Stored items from a collection:
========================================================================

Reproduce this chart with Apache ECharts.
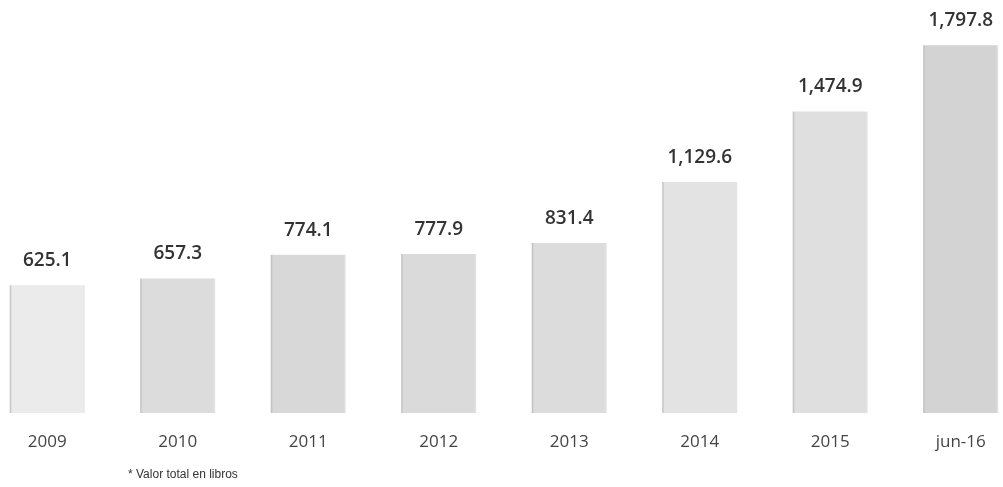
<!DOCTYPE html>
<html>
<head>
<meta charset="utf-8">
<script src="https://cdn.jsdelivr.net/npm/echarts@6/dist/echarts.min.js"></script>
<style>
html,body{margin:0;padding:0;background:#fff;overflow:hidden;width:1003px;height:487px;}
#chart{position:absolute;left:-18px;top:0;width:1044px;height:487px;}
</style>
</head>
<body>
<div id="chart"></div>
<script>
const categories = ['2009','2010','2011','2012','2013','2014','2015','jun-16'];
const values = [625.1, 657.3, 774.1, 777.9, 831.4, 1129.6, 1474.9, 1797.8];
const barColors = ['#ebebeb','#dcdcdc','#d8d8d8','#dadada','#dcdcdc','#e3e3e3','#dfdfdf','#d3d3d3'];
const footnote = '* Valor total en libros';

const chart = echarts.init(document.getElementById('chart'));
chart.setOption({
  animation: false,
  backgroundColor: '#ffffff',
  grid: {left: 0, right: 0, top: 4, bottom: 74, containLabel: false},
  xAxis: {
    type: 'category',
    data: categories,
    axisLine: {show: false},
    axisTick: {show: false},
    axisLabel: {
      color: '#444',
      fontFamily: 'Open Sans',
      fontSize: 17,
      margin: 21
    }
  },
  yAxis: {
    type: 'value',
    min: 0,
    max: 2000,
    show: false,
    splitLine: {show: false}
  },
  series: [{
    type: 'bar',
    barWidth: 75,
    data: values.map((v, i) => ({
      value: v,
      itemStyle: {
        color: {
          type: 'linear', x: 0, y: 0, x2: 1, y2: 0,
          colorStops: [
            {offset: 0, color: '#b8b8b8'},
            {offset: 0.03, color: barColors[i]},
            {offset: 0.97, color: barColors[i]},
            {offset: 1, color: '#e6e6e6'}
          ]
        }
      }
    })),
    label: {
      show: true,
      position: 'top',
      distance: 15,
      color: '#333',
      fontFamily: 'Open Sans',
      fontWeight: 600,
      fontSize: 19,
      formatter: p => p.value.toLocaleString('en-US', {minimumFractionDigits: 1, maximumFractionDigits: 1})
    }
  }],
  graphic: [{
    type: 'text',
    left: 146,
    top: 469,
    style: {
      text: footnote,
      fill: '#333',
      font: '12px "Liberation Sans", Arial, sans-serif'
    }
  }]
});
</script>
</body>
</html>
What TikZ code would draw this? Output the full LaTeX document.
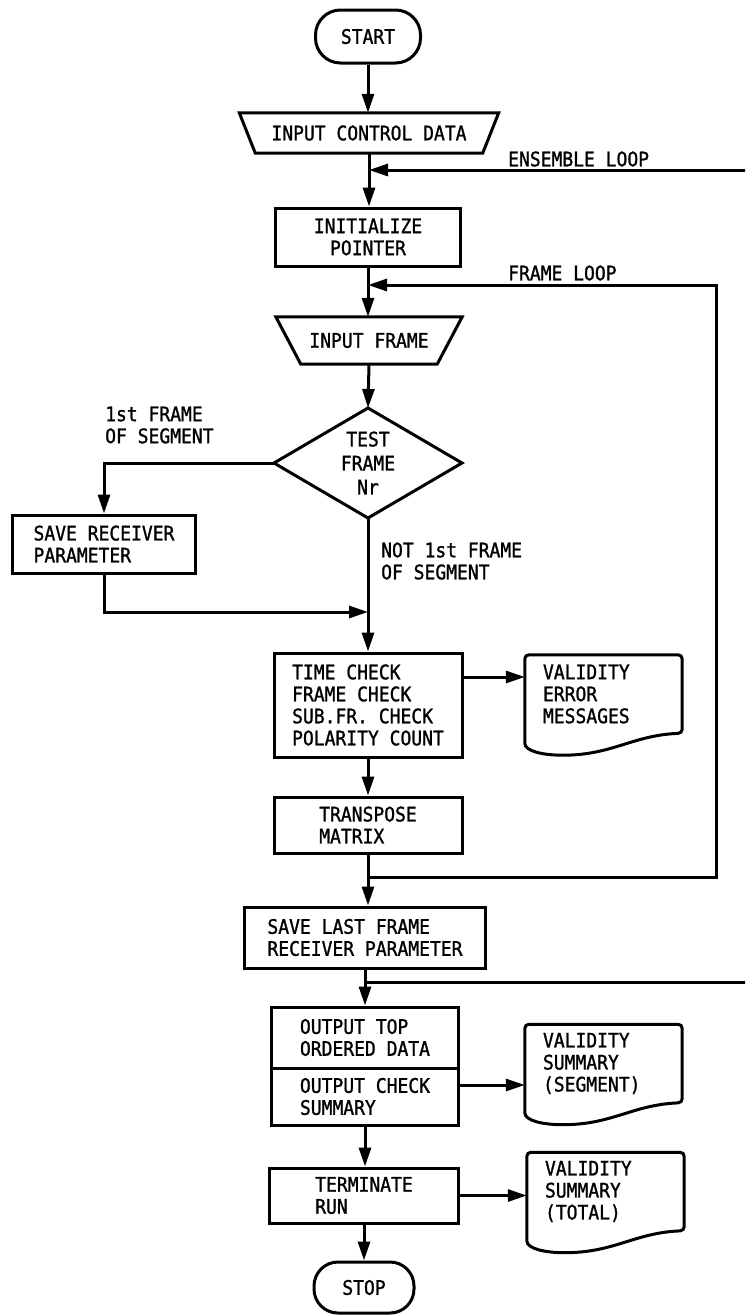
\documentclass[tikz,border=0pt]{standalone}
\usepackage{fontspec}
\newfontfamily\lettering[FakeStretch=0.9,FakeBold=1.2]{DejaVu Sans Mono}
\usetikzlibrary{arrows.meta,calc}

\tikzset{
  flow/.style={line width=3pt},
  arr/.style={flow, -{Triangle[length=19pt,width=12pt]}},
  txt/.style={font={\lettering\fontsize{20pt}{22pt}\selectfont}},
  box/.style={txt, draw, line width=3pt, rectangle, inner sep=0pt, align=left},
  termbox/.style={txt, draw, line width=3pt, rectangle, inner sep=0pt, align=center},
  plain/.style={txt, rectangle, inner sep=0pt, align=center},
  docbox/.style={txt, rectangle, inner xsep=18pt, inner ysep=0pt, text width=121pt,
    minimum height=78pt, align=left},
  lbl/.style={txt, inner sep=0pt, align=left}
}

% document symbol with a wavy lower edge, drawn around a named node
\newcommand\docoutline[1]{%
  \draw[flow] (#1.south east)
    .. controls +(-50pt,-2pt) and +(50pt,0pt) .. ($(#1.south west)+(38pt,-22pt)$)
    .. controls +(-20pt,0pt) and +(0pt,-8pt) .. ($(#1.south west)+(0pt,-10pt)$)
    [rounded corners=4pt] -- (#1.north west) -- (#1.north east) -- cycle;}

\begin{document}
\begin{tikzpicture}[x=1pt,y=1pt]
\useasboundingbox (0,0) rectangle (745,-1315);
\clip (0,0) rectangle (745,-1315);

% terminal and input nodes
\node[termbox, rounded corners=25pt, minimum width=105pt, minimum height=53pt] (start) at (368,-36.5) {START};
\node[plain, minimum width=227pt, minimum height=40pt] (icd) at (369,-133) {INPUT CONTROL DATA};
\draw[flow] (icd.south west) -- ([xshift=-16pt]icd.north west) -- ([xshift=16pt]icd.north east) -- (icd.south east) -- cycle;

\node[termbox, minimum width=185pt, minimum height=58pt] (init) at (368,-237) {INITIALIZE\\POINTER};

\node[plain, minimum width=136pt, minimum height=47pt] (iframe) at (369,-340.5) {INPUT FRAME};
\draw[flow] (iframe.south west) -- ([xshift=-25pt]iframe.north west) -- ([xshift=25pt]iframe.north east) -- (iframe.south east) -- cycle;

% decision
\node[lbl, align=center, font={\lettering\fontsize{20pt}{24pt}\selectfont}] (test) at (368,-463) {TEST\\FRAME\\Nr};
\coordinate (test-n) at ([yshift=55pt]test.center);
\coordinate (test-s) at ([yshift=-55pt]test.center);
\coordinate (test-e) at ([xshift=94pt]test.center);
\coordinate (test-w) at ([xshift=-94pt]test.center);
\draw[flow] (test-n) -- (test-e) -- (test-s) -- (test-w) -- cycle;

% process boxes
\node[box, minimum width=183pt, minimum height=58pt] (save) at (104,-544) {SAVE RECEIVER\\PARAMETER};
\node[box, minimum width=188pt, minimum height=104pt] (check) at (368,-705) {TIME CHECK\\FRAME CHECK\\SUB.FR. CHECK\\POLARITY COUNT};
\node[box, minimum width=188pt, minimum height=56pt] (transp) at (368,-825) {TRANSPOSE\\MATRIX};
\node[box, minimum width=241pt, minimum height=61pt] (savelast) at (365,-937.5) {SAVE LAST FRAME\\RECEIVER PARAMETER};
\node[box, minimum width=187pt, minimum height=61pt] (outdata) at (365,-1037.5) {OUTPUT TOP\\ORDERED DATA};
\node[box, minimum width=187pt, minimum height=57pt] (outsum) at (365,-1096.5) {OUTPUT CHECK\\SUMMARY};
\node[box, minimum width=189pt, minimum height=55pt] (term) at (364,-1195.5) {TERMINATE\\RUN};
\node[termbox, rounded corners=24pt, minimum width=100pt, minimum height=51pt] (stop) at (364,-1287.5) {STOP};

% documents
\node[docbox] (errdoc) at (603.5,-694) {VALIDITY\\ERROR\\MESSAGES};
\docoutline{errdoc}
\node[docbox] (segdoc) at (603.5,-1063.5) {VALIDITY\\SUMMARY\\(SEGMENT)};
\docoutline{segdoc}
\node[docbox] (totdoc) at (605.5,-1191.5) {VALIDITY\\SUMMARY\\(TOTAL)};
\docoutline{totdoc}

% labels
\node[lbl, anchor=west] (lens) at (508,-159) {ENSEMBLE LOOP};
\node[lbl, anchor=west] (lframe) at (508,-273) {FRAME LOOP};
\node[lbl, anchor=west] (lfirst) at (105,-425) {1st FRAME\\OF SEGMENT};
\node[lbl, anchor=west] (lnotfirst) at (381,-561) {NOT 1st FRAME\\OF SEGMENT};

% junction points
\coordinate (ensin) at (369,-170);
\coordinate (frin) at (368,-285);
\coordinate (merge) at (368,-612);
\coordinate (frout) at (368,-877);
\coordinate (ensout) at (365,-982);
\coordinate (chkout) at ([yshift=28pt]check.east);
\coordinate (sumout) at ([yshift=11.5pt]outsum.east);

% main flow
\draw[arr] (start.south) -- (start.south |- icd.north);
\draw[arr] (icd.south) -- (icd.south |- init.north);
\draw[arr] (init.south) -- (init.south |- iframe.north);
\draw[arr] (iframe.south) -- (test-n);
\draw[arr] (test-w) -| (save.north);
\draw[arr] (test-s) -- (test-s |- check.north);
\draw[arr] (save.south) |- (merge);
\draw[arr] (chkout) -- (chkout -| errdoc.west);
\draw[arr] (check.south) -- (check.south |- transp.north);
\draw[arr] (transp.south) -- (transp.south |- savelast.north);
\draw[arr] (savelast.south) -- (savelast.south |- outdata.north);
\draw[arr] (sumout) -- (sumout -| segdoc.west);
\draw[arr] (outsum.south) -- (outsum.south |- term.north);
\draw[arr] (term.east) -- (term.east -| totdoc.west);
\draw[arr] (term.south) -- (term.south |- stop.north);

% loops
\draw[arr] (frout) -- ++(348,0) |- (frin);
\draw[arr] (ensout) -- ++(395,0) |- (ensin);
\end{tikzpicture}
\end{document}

========================================================================

* **Written request**:
Begin at the first line of the material and copy each line exactly through the one containing "const footnote = '* Valor total en libros';". Omit pictures.

* **Answer in full**:
Reproduce this chart with Apache ECharts.
<!DOCTYPE html>
<html>
<head>
<meta charset="utf-8">
<script src="https://cdn.jsdelivr.net/npm/echarts@6/dist/echarts.min.js"></script>
<style>
html,body{margin:0;padding:0;background:#fff;overflow:hidden;width:1003px;height:487px;}
#chart{position:absolute;left:-18px;top:0;width:1044px;height:487px;}
</style>
</head>
<body>
<div id="chart"></div>
<script>
const categories = ['2009','2010','2011','2012','2013','2014','2015','jun-16'];
const values = [625.1, 657.3, 774.1, 777.9, 831.4, 1129.6, 1474.9, 1797.8];
const barColors = ['#ebebeb','#dcdcdc','#d8d8d8','#dadada','#dcdcdc','#e3e3e3','#dfdfdf','#d3d3d3'];
const footnote = '* Valor total en libros';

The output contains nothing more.